Here's the latest photo, taken an hour ago.


----------



## kafkabeetle (Oct 11, 2011)

I bet those are some very happy guppies with all that room! I like the way you've laid out the stones and the coincidental wave of light across the background. Nice work


----------



## dwalstad (Apr 14, 2006)

Tsin21 said:


> The spray bar baffled the current just enough for circulation and almost no movements from the plants. I'll try turning it off in the morning and see how it affects the inhabitants. As for the plants, the elodea are mostly dead now, they're actually not in good condition when I bought them. While some of the bacopa are having new growth. Most of the watersprite are uprooted and are damaged so I'm letting them float now until they recovered.


I would keep monitoring rooted plants for new growth. With your nice setup, that Amazon and other rooted plants should be forming new leaves. If not, you may need to poke the substrate a bit to introduce oxygenated water and keep the soil layer from going too anaerobic. Just a temporary measure until the soil layer settles down....

I say this because you are using potting soil and have a fairly deep gravel layer.

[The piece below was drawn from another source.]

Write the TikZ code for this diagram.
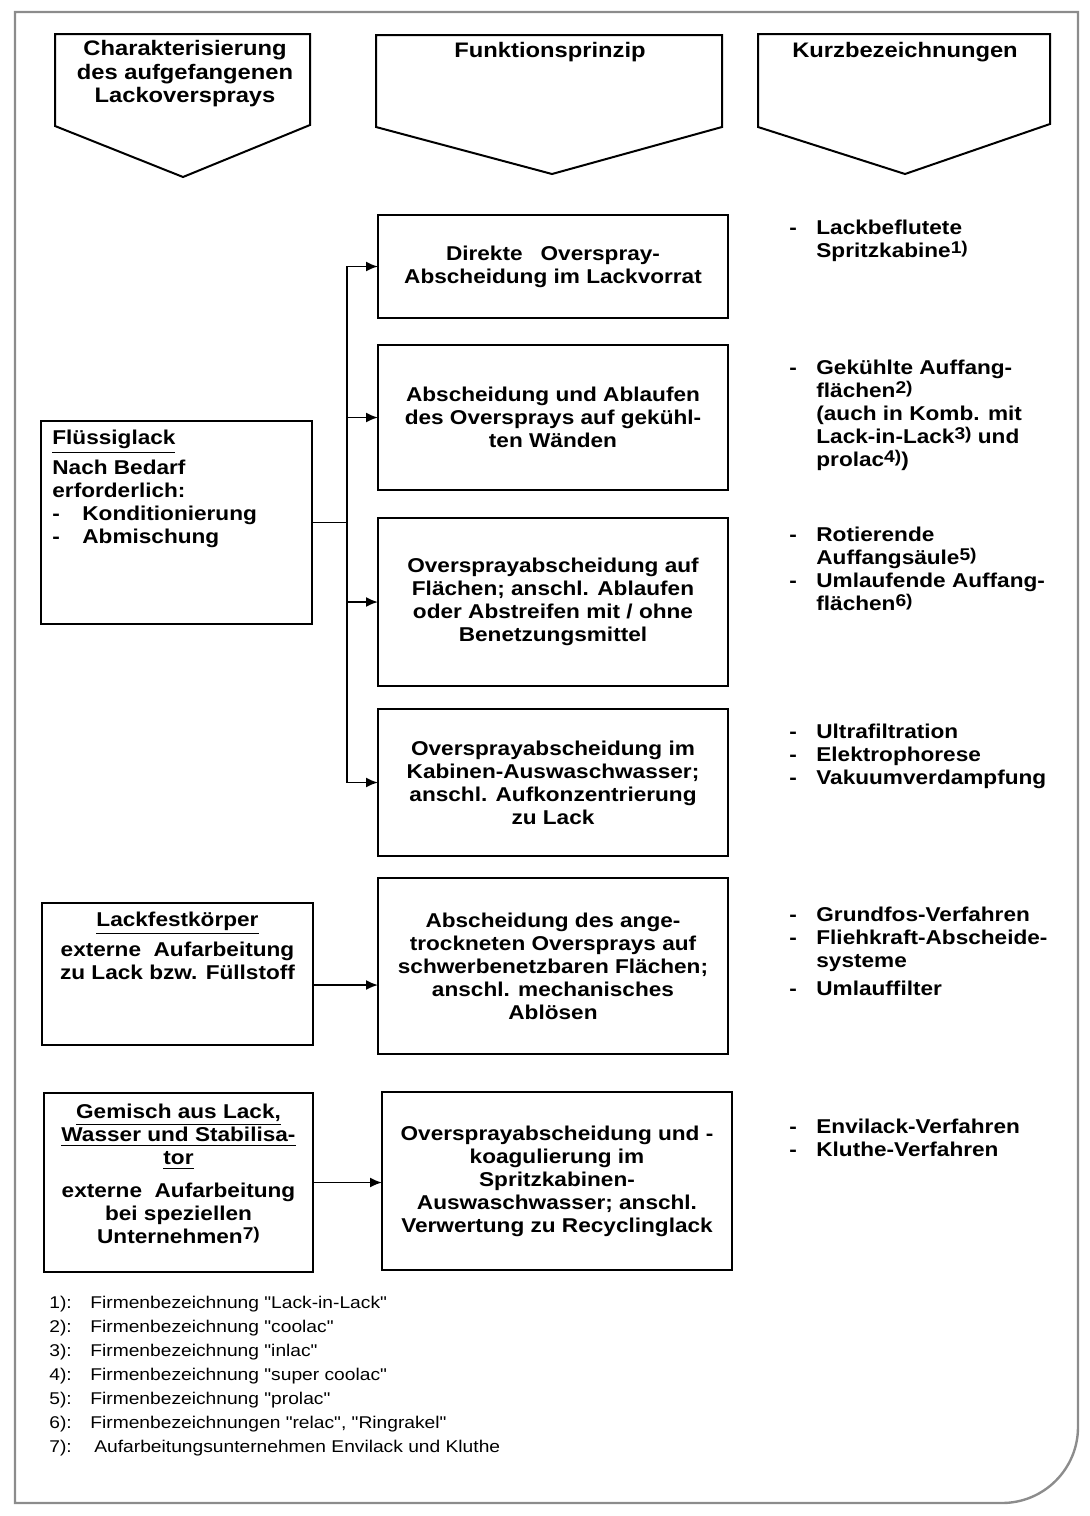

How are the guppies doing?


----------



## Michael (Jul 20, 2010)

Don't be afraid to try different species of plants. It's difficult to predict which species will thrive in a particular tank, so trial and error is often necessary.


----------



## Tsin21 (Oct 12, 2017)

kafkabeetle said:


> I bet those are some very happy guppies with all that room! I like the way you've laid out the stones and the coincidental wave of light across the background. Nice work


Thank you! The guppies are exploring every nook and cranny.



dwalstad said:


> I would keep monitoring rooted plants for new growth. With your nice setup, that Amazon and other rooted plants should be forming new leaves. If not, you may need to poke the substrate a bit to introduce oxygenated water and keep the soil layer from going too anaerobic. Just a temporary measure until the soil layer settles down....
> 
> I say this because you are using potting soil and have a fairly deep gravel layer.
> 
> How are the guppies doing?


Thanks! The amazon swords and most of the plants are growing new leaves now. For the soil oxygenation, I've introduced some Malaysian Trumpet Snails though I haven't seen them again; they're are only four and buried most of the time. I might get a few more when they're available again. I also added some ramshorn snails and Devil Lava Snail to help in algae control and eat the dead plant materials. As for the guppies, they are doing great even though the tank is going through a nitrite now. No signs of illness or strange behavior, just ever so hungry. So I added more floating plants and planted a new batch of elodea (which I hope would make it through).

Current tank parameters now:
ph = 7.9
Ammonia = 0
Nitrite = 1mg/l
Nitrates = 50mg/l

Should I do a water change? I'm actually hesitant to do so since I'm reading conflicting answers on different sources. Some say that it might stall the cycle and then some say it will not. So far, the fishes are ok, no flashing and are exhibiting normal behavior. The danios are even spawning.



Michael said:


> Don't be afraid to try different species of plants. It's difficult to predict which species will thrive in a particular tank, so trial and error is often necessary.


I'll pass by the lfs tonight and see what plants I can add.






P.S. sorry the photos are rotated.


----------



## Tsin21 (Oct 12, 2017)

The nitrite spike finally subsided! I actually didn't do any water change, I just added more floating plants and dosed stability. Will be monitoring the parameters further this week.

The guppies are feisty as always and I added some sagittaria & limnophila aromatica (it really smells good!)


----------